-- START Data section --

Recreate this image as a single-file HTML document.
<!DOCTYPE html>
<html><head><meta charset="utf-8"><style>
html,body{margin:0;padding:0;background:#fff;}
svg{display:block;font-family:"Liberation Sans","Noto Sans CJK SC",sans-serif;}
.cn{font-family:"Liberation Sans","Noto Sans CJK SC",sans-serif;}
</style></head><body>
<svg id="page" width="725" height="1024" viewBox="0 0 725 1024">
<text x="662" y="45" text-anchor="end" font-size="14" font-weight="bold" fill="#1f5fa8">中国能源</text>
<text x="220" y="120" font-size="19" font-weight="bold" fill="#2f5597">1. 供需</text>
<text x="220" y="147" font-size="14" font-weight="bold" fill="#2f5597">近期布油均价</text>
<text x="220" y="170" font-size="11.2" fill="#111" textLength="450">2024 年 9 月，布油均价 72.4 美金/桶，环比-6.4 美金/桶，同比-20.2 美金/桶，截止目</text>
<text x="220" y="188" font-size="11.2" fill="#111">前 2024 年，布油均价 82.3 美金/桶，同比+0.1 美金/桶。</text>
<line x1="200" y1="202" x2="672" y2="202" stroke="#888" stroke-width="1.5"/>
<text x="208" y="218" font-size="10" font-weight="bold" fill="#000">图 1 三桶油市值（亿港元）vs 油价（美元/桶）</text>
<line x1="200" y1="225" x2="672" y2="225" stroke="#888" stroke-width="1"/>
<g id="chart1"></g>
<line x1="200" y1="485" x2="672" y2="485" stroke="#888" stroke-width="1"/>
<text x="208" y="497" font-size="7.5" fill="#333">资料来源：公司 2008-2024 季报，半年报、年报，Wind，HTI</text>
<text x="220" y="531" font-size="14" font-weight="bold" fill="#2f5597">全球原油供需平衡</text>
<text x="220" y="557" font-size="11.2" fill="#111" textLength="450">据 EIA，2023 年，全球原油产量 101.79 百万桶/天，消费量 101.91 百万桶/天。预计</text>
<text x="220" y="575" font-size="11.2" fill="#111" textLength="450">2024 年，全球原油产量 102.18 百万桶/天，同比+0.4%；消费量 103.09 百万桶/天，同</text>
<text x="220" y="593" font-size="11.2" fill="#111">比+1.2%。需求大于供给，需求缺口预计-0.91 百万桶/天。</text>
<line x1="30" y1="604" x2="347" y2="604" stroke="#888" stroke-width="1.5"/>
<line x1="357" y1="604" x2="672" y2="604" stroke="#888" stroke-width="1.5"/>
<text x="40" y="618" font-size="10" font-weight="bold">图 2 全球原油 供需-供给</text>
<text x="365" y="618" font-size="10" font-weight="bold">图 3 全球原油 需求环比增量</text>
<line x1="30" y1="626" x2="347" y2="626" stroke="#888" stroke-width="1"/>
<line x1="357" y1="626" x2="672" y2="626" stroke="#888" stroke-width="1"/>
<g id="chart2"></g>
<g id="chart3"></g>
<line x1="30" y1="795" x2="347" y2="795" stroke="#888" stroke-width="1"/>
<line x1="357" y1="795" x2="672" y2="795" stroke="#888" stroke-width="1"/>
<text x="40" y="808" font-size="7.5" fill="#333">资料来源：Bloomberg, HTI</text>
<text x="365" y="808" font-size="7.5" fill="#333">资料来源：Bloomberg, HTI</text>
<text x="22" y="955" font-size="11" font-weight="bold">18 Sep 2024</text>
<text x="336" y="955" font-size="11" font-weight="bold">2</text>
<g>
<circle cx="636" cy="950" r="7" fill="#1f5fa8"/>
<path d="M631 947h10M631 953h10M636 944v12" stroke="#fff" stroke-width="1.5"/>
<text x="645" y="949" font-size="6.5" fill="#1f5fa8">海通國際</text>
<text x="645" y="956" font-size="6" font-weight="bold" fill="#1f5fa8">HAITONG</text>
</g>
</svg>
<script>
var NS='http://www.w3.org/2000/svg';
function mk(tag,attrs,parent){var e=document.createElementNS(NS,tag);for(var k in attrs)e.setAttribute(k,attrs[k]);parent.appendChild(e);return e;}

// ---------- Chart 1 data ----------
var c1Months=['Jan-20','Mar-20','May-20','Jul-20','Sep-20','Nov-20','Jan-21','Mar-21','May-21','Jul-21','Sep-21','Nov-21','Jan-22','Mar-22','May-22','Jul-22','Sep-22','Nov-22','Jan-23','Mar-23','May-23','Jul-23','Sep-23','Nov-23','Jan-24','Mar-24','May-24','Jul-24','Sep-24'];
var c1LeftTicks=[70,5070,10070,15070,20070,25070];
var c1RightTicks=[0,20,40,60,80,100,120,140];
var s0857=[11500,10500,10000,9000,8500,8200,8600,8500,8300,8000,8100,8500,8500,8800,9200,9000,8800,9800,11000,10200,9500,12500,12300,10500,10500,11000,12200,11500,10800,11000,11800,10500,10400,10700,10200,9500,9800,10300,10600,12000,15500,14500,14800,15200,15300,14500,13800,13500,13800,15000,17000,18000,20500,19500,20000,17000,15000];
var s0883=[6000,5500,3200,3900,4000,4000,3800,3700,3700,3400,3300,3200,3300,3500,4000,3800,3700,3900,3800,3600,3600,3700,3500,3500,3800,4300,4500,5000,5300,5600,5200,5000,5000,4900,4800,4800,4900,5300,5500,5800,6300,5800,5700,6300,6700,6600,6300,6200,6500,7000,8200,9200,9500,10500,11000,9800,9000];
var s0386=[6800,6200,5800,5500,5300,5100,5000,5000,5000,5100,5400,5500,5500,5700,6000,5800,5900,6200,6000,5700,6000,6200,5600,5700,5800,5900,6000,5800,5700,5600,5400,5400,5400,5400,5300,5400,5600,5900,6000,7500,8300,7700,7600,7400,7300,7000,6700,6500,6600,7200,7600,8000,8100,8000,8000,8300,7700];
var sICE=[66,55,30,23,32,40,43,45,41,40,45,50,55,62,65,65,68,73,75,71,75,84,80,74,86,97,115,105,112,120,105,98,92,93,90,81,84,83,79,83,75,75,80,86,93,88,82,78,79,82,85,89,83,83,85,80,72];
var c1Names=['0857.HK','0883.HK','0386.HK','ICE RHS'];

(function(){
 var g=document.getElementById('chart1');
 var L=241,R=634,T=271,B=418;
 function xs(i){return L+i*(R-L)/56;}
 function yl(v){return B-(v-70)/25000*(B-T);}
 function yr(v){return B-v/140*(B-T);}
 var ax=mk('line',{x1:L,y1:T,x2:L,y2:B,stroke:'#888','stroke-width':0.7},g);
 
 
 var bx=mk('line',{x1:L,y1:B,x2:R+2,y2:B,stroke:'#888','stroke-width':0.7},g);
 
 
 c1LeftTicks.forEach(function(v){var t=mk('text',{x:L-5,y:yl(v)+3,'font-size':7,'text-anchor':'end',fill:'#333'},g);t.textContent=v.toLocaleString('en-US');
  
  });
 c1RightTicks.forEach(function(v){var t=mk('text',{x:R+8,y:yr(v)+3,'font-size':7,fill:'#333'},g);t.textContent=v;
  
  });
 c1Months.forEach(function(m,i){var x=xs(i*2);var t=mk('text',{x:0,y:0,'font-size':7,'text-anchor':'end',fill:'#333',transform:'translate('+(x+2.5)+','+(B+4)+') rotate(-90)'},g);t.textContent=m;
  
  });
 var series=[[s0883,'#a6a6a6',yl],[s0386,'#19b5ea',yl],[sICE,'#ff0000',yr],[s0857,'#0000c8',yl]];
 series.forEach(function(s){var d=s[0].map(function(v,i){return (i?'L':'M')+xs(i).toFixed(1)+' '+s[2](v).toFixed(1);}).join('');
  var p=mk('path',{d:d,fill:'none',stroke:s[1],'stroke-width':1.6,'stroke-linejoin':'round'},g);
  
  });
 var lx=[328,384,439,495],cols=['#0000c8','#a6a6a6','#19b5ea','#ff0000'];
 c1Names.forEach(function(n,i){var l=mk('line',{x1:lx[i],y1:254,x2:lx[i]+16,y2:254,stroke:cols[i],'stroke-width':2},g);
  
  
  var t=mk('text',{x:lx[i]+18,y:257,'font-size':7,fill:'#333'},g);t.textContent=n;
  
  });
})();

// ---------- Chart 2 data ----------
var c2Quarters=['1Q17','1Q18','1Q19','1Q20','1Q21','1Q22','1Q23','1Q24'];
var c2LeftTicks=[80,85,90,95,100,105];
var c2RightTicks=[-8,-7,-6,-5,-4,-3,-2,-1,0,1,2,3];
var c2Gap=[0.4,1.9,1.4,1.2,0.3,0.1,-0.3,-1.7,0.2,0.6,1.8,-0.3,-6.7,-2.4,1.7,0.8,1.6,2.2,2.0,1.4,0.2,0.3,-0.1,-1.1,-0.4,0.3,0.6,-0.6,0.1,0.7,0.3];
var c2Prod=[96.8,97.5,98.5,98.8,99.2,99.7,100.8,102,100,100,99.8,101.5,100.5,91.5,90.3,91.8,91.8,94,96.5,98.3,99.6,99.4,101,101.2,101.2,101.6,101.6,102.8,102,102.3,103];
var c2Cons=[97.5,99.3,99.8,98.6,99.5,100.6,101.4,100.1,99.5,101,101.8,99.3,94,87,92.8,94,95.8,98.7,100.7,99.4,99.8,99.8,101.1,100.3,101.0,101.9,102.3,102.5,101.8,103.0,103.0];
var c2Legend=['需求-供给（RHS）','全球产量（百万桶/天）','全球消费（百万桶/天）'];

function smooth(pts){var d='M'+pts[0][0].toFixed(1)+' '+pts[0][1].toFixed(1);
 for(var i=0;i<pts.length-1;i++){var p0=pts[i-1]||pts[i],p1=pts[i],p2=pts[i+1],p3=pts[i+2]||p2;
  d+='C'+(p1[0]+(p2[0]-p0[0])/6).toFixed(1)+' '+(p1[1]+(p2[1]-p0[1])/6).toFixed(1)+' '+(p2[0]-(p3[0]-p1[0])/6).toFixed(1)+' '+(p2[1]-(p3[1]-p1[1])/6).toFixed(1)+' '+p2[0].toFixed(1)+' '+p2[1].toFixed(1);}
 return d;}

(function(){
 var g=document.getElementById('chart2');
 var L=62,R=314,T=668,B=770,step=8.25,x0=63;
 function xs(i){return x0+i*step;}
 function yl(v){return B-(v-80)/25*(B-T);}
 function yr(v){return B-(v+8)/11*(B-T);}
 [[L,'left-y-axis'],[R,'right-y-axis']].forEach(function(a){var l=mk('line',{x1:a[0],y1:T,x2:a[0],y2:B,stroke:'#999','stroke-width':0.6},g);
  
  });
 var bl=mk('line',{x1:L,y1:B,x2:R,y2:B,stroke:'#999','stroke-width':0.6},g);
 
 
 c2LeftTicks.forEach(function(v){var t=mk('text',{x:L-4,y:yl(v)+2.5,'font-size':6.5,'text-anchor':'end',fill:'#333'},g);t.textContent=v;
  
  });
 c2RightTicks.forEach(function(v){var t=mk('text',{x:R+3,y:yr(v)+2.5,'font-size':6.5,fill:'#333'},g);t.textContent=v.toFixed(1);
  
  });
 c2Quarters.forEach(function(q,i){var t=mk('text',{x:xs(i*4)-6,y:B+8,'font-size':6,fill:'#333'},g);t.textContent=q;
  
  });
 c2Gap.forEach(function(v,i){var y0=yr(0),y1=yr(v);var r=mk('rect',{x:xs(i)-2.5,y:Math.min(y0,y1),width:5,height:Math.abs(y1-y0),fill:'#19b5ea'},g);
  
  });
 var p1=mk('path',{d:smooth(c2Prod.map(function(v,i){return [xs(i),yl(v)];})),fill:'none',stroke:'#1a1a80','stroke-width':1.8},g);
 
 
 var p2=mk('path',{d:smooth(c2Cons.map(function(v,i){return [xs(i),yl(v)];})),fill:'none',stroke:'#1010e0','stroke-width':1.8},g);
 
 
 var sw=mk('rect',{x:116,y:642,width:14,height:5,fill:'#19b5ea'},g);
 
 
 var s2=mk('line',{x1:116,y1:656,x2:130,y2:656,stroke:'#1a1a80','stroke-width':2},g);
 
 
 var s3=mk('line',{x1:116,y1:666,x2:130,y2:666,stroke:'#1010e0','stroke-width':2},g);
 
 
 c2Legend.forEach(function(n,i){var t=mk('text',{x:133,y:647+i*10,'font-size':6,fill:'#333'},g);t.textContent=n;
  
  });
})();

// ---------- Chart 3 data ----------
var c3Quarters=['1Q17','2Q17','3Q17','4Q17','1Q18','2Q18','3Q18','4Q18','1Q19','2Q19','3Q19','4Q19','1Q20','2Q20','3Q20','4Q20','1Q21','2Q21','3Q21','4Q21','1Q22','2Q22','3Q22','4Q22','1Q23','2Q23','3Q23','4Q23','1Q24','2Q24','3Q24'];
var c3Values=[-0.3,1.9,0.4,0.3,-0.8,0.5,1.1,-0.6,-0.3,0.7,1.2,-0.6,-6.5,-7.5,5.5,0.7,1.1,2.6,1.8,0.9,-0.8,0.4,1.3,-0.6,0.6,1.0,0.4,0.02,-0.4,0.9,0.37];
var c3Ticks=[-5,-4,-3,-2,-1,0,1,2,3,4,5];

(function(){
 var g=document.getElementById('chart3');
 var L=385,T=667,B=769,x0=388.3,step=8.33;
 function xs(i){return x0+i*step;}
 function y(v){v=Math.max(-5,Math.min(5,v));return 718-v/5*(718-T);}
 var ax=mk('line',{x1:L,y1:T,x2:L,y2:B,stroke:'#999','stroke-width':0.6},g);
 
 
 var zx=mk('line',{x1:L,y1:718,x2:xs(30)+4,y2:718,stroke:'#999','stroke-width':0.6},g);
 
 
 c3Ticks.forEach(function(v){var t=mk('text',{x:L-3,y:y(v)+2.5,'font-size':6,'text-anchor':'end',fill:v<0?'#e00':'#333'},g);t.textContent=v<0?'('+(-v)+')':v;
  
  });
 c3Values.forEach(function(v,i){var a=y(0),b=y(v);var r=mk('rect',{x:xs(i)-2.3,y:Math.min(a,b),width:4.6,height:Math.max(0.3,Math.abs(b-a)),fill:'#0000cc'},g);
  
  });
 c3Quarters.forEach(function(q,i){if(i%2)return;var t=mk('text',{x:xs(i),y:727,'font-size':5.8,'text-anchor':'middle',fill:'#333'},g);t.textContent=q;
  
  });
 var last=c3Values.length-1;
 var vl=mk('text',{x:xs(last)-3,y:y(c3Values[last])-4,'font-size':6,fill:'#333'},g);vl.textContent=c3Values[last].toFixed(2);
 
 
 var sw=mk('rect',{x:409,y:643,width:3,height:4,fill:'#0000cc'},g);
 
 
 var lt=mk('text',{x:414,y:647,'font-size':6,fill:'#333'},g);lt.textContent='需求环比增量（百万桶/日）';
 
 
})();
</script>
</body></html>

-- END Data section --

_Task directions_: From the listing, copy every line where the string "document" appears.

_Finished task_:
Recreate this image as a single-file HTML document.
function mk(tag,attrs,parent){var e=document.createElementNS(NS,tag);for(var k in attrs)e.setAttribute(k,attrs[k]);parent.appendChild(e);return e;}
 var g=document.getElementById('chart1');
 var g=document.getElementById('chart2');
 var g=document.getElementById('chart3');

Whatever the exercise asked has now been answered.